PROBLEM: Return the lines that follow, exactly as they appear, from the first through the one containing "from matplotlib.ticker import"; no pictures are to be included.

-- BEGIN DATA FOR THIS TASK --

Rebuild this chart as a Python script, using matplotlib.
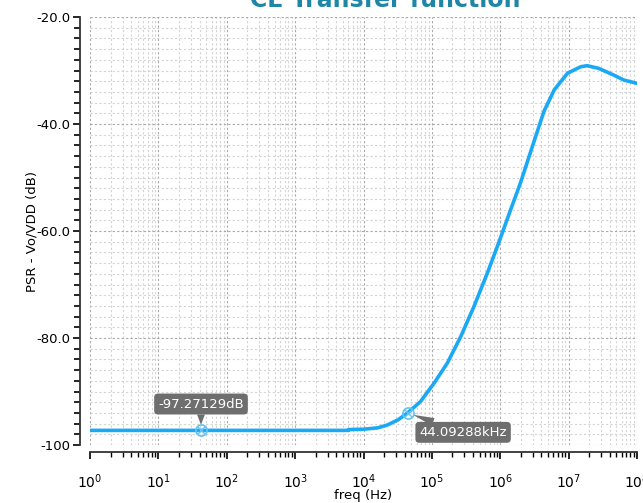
import numpy as np
import matplotlib
matplotlib.use("Agg")
import matplotlib.pyplot as plt
from matplotlib.ticker import LogLocator, MultipleLocator, FixedLocator, NullFormatter

# PSR curve (frequency in Hz, magnitude in dB)
freq = [1.0, 6.0e3, 6.1e3, 1.0e4, 1.6e4, 2.2e4, 3.2e4, 4.409e4, 6.8e4,
        1.07e5, 1.68e5, 2.63e5, 4.13e5, 6.46e5, 9.5e5, 1.43e6, 1.78e6,
        2.0e6, 3.13e6, 4.37e6, 6.17e6, 9.66e6, 1.5e7, 1.86e7, 2.75e7,
        4.47e7, 6.46e7, 1.0e8]
psr_db = [-97.27, -97.27, -97.12, -97.05, -96.8, -96.3, -95.3, -94.0, -91.9,
          -88.5, -84.7, -79.8, -74.1, -67.9, -62.2, -55.9, -52.6,
          -50.8, -43.2, -37.6, -33.6, -30.5, -29.3, -29.1, -29.6,
          -30.8, -31.8, -32.4]

# markers
mark_f = [42.0, 44.09288e3]
mark_db = [-97.27129, -94.0]
mark_txt = ["-97.27129dB", "44.09288kHz"]

y_ticks = [-100, -80, -60, -40, -20]
y_labels = ["-100", "-80.0", "-60.0", "-40.0", "-20.0"]

fig = plt.figure(figsize=(6.43, 5.03), dpi=100)
ax = fig.add_axes([90 / 643, 1 - 445 / 503, 547 / 643, 428 / 503])

ax.semilogx(freq, psr_db, color="#1ba9f5", lw=2.6, zorder=3)
ax.set_xlim(1, 1e8)
ax.set_ylim(-100, -20)

# grid
ax.xaxis.set_major_locator(LogLocator(base=10, numticks=12))
ax.xaxis.set_minor_locator(LogLocator(base=10, subs=np.arange(2, 10), numticks=12))
ax.xaxis.set_minor_formatter(NullFormatter())
ax.yaxis.set_major_locator(FixedLocator(y_ticks))
ax.yaxis.set_minor_locator(MultipleLocator(2))
ax.set_yticklabels(y_labels)
ax.grid(which="major", color="#a8a8a8", ls=(0, (2, 2)), lw=0.8)
ax.grid(which="minor", color="#d4d4d4", ls=(0, (2, 2)), lw=0.8)

for s in ["top", "right"]:
    ax.spines[s].set_visible(False)
ax.spines["left"].set_position(("outward", 7.2))
ax.spines["bottom"].set_position(("outward", 5))
for s in ["left", "bottom"]:
    ax.spines[s].set_linewidth(1.3)
    ax.spines[s].set_color("#333333")

ax.tick_params(axis="y", which="major", length=5, width=1.2, labelsize=9.5, pad=2)
ax.tick_params(axis="y", which="minor", length=4, width=1.2)
ax.tick_params(axis="x", which="major", length=5, width=1.2, labelsize=10, pad=10)
ax.tick_params(axis="x", which="minor", length=3.5, width=1.0)

ax.set_xlabel("freq (Hz)", fontsize=9.5)
ax.xaxis.set_label_coords(0.5, -0.103)
ax.set_ylabel("PSR - Vo/VDD (dB)", fontsize=9.5)
ax.yaxis.set_label_coords(-0.095, 0.5)

# markers with callouts
for f, v in zip(mark_f, mark_db):
    ax.plot(f, v, marker="o", ms=8, mfc="none", mec="#62c3f5", mew=1.2, zorder=4)
    ax.plot(f, v, marker="x", ms=6, mec="#62c3f5", mew=1.0, zorder=4)

box = dict(boxstyle="round,pad=0.3,rounding_size=0.3", fc="#6e6e6e", ec="none")
ax.annotate(mark_txt[0], xy=(mark_f[0], mark_db[0]), xytext=(0, 19),
            textcoords="offset points", ha="center", va="center",
            color="white", fontsize=9.5, bbox=box,
            arrowprops=dict(arrowstyle="wedge,tail_width=0.6", fc="#6e6e6e",
                            ec="none", shrinkA=0, shrinkB=4))
ax.annotate(mark_txt[1], xy=(mark_f[1], mark_db[1]), xytext=(40, -14),
            textcoords="offset points", ha="center", va="center",
            color="white", fontsize=9.5, bbox=box,
            arrowprops=dict(arrowstyle="wedge,tail_width=0.6", fc="#6e6e6e",
                            ec="none", shrinkA=0, shrinkB=4))

fig.text(385 / 643, 1 - 7 / 503, "CE Transfer function", color="#1f86a6",
         fontsize=17, fontweight="bold", ha="center", va="baseline")

fig.savefig("out.png", dpi=100)
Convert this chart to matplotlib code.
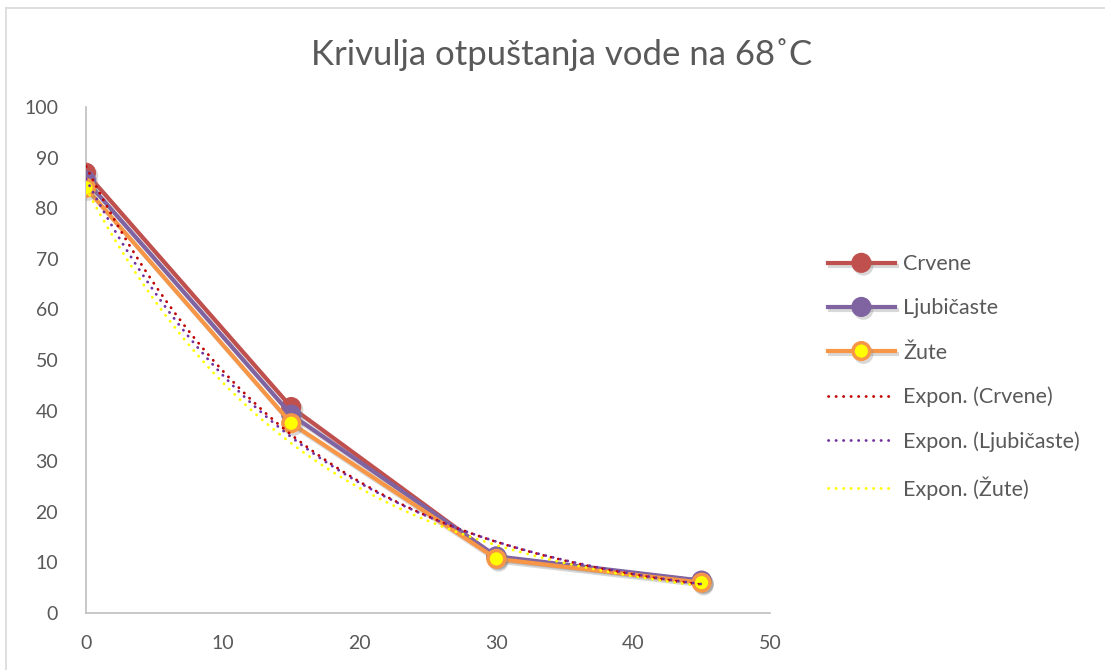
import matplotlib.pyplot as plt
import matplotlib.patheffects as pe
from matplotlib.lines import Line2D
import numpy as np

plt.rcParams['font.family'] = ['Lato', 'DejaVu Sans']

TEXT = "#595959"
AXIS = "#BFBFBF"

# minutes
time = [0, 15, 30, 45]
crvene = [87.0, 40.7, 11.0, 6.3]
ljubicaste = [85.5, 39.2, 11.2, 6.4]
zute = [84.0, 37.5, 10.7, 6.0]

labels = ["Crvene", "Ljubičaste", "Žute"]
line_colors = ["#C0504D", "#8064A2", "#F79646"]
face_colors = ["#C0504D", "#8064A2", "#FFFF00"]
trend_colors = ["#C00000", "#7030A0", "#FFFF00"]

x_ticks = [0, 10, 20, 30, 40, 50]
y_ticks = [0, 10, 20, 30, 40, 50, 60, 70, 80, 90, 100]

W, H = 1105, 670
fig = plt.figure(figsize=(W / 100, H / 100), dpi=100)
ax = fig.add_axes([86 / W, 1 - 613 / H, (770 - 86) / W, (613 - 107) / H])

shadow = [pe.SimpleLineShadow(offset=(1.5, -2), shadow_color="#808080", alpha=0.3), pe.Normal()]

series = [crvene, ljubicaste, zute]
handles = []
for vals, lab, lc, fc in zip(series, labels, line_colors, face_colors):
    h, = ax.plot(time, vals, color=lc, lw=3, marker="o", ms=12,
                 mfc=fc, mec=lc, mew=2.5, label=lab, path_effects=shadow, zorder=3)
    handles.append(h)

# exponential trendlines, fitted like Excel does (least squares on ln y)
xs = np.linspace(time[0], time[-1], 200)
for vals, lab, tc in zip(series, labels, trend_colors):
    b, lna = np.polyfit(time, np.log(vals), 1)
    h, = ax.plot(xs, np.exp(lna) * np.exp(b * xs), color=tc, lw=2,
                 linestyle=(0, (0.1, 2.6)), dash_capstyle="round",
                 label=f"Expon. ({lab})", zorder=4)
    handles.append(h)

ax.set_xlim(0, 50)
ax.set_ylim(0, 100)
ax.set_xticks(x_ticks)
ax.set_yticks(y_ticks)
ax.tick_params(length=0, labelsize=14, colors=TEXT)
ax.tick_params(axis="y", pad=20)
ax.tick_params(axis="x", pad=16)
for s in ["top", "right"]:
    ax.spines[s].set_visible(False)
for s in ["left", "bottom"]:
    ax.spines[s].set_color(AXIS)
    ax.spines[s].set_linewidth(1.2)

fig.text(562 / W, 1 - 55 / H, "Krivulja otpuštanja vode na 68˚C", ha="center", va="center",
         fontsize=25, color=TEXT)

leg = fig.legend(handles=handles, loc="center left", bbox_to_anchor=(828 / W, 1 - 377 / H),
                 frameon=False, fontsize=15.5, handlelength=3.1, labelspacing=1.12,
                 borderpad=0, borderaxespad=0, handletextpad=0.4)
for t in leg.get_texts():
    t.set_color(TEXT)

# chart area border (top and left visible)
fig.add_artist(Line2D([6 / W, 1], [1 - 8 / H, 1 - 8 / H], color="#D9D9D9", lw=1.2))
fig.add_artist(Line2D([6 / W, 6 / W], [0, 1 - 8 / H], color="#D9D9D9", lw=1.2))

fig.savefig("out.png", dpi=100)
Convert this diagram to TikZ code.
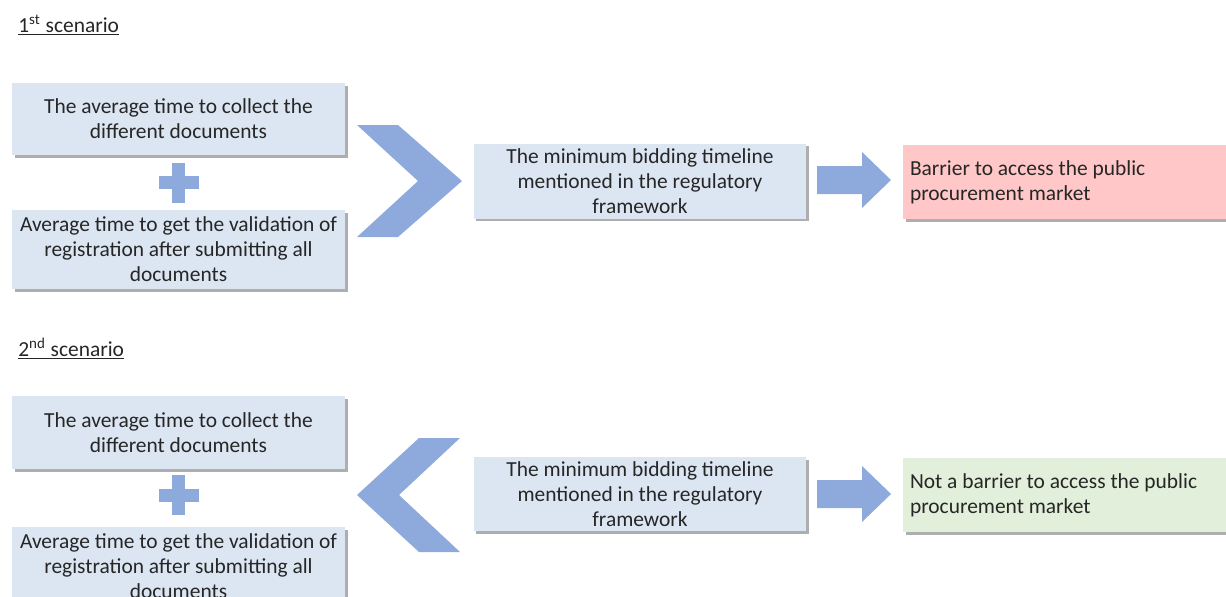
\documentclass[tikz,border=0pt]{standalone}
\usepackage{fontspec}
\setmainfont{Carlito}
\usetikzlibrary{shadows,calc}

\definecolor{boxblue}{RGB}{220,230,242}
\definecolor{shapeblue}{RGB}{142,169,219}
\definecolor{boxred}{RGB}{255,199,199}
\definecolor{boxgreen}{RGB}{226,239,218}
\definecolor{txtgray}{RGB}{38,38,38}

\tikzset{
  boxshadow/.style={drop shadow={shadow xshift=1.5pt, shadow yshift=-1.5pt, fill=black!45, opacity=0.7}},
  infobox/.style={boxshadow, fill=boxblue, minimum width=6.66cm, align=center, inner sep=0pt,
    text=txtgray, font=\fontsize{12.2}{14.2}\selectfont},
  resultbox/.style={boxshadow, minimum width=6.46cm, minimum height=1.48cm, text width=6.18cm,
    align=flush left, inner sep=0.14cm, text=txtgray, font=\fontsize{12.2}{14.2}\selectfont},
  heading/.style={anchor=base west, inner sep=0pt, text=txtgray, font=\fontsize{12.2}{14.2}\selectfont},
}

\begin{document}
\begin{tikzpicture}[x=0.02cm, y=-0.02cm]

    \useasboundingbox (0,0) rectangle (1226,596);
    \clip (0,0) rectangle (1226,596);

    % primer escenario
    \node[heading] (title1) at (18,32) {\underline{1\textsuperscript{st} scenario}};

    \node[infobox, minimum height=1.44cm] (collect1) at (178.5,119)
        {The average time to collect the\\different documents};
    \node[infobox, minimum height=1.58cm] (valid1) at (178.5,249.5)
        {Average time to get the validation of\\registration after submitting all\\documents};

    % signo mas
    \coordinate (plus1) at ($(collect1.south)!0.5!(valid1.north)$);
    \fill[shapeblue] ($(plus1)+(-6.5,-20)$) rectangle ++(13,40);
    \fill[shapeblue] ($(plus1)+(-20,-6.5)$) rectangle ++(40,13);

    % chevron >
    \fill[shapeblue] (357,125) -- (398,125) -- (462,181) -- (398,237) -- (357,237) -- (418,181) -- cycle;

    \node[infobox, minimum height=1.5cm] (bidding1) at (640,181)
        {The minimum bidding timeline\\mentioned in the regulatory\\framework};

    % flecha
    \fill[shapeblue] (817,166) -- (862,166) -- (862,152) -- (891,180) -- (862,208) -- (862,194) -- (817,194) -- cycle;

    \node[resultbox, fill=boxred] (barrier) at (1064.5,182)
        {Barrier to access the public\\procurement market};

    % segundo escenario
    \node[heading] (title2) at (18,356) {\underline{2\textsuperscript{nd} scenario}};

    \node[infobox, minimum height=1.46cm] (collect2) at (178.5,432.5)
        {The average time to collect the\\different documents};
    \node[infobox, minimum height=1.58cm] (valid2) at (178.5,566.5)
        {Average time to get the validation of\\registration after submitting all\\documents};

    % signo mas
    \coordinate (plus2) at ($(collect2.south)!0.45!(valid2.north)$);
    \fill[shapeblue] ($(plus2)+(-6.5,-20)$) rectangle ++(13,40);
    \fill[shapeblue] ($(plus2)+(-20,-6.5)$) rectangle ++(40,13);

    % chevron <
    \fill[shapeblue] (460,438) -- (419,438) -- (357,495) -- (419,552) -- (460,552) -- (399,495) -- cycle;

    \node[infobox, minimum height=1.48cm] (bidding2) at (640,494)
        {The minimum bidding timeline\\mentioned in the regulatory\\framework};

    % flecha
    \fill[shapeblue] (817,480) -- (862,480) -- (862,466) -- (891,494) -- (862,522) -- (862,508) -- (817,508) -- cycle;

    \node[resultbox, fill=boxgreen] (nobarrier) at (1064.5,495)
        {Not a barrier to access the public\\procurement market};

\end{tikzpicture}
\end{document}
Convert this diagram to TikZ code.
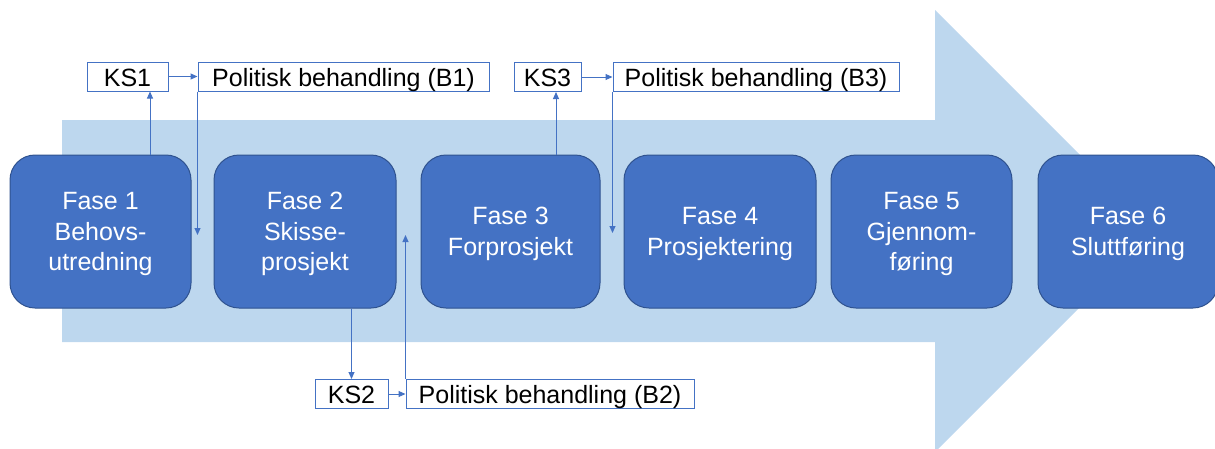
\documentclass[tikz,border=0pt]{standalone}
\usepackage{fontspec}
\setmainfont{Liberation Sans}
\usetikzlibrary{arrows.meta}
\definecolor{fasefill}{HTML}{4472C4}
\definecolor{faseline}{HTML}{2F528F}
\definecolor{pilfill}{HTML}{BDD7EE}

\begin{document}
\begin{tikzpicture}[
  x=1pt, y=-1pt,
  font=\fontsize{25}{30.5}\selectfont,
  fase/.style={draw=faseline,line width=1pt,fill=fasefill,text=white,rounded corners=25pt,minimum height=153pt,minimum width=181pt,align=center,text depth=0pt,inner sep=0pt},
  ks/.style={draw=fasefill,line width=1pt,fill=white,minimum height=29pt,text height=22pt,text depth=3pt,inner sep=0pt},
  conn/.style={draw=fasefill,line width=1pt,-{Triangle[length=7pt,width=6pt]}}
]
  \useasboundingbox (0,0) rectangle (1215,448);
  \fill[pilfill] (62,120) -- (935,120) -- (935,10) -- (1156,231) -- (935,452) -- (935,342) -- (62,342) -- cycle;

  \node[fase] (f1) at (100.5,231.5) {Fase 1\\Behovs-\\utredning};
  \node[fase,minimum width=182pt] (f2) at (305,231.5) {Fase 2\\Skisse-\\prosjekt};
  \node[fase,minimum width=179pt] (f3) at (510.5,231.5) {Fase 3\\Forprosjekt};
  \node[fase,minimum width=192pt] (f4) at (720,231.5) {Fase 4\\Prosjektering};
  \node[fase] (f5) at (921.5,231.5) {Fase 5\\Gjennom-\\føring};
  \node[fase,minimum width=180pt] (f6) at (1128,231.5) {Fase 6\\Sluttføring};

  \node[ks,minimum width=81pt] (ks1) at (127.5,76.5) {KS1};
  \node[ks,minimum width=291pt] (b1) at (343.5,76.5) {Politisk behandling (B1)};
  \node[ks,minimum width=73pt] (ks2) at (351.5,394) {KS2};
  \node[ks,minimum width=288pt] (b2) at (550,394) {Politisk behandling (B2)};
  \node[ks,minimum width=67pt] (ks3) at (547.5,77) {KS3};
  \node[ks,minimum width=286pt] (b3) at (756,77) {Politisk behandling (B3)};

  \draw[conn] (f1.north -| 150,0) -- (ks1.south -| 150,0);
  \draw[conn] (ks1) -- (b1);
  \draw[conn] (b1.south west) -- (b1.south west |- 0,235);
  \draw[conn] (f2.south -| ks2) -- (ks2);
  \draw[conn] (ks2) -- (b2);
  \draw[conn] (b2.north west) -- (b2.north west |- 0,235);
  \draw[conn] (f3.north -| 556,0) -- (ks3.south -| 556,0);
  \draw[conn] (ks3) -- (b3);
  \draw[conn] (b3.south west) -- (b3.south west |- 0,233);
\end{tikzpicture}
\end{document}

-- END DATA FOR THIS TASK --

SOLUTION FOR THIS PROBLEM:
Rebuild this chart as a Python script, using matplotlib.
import numpy as np
import matplotlib
matplotlib.use("Agg")
import matplotlib.pyplot as plt
from matplotlib.ticker import LogLocator, MultipleLocator, FixedLocator, NullFormatter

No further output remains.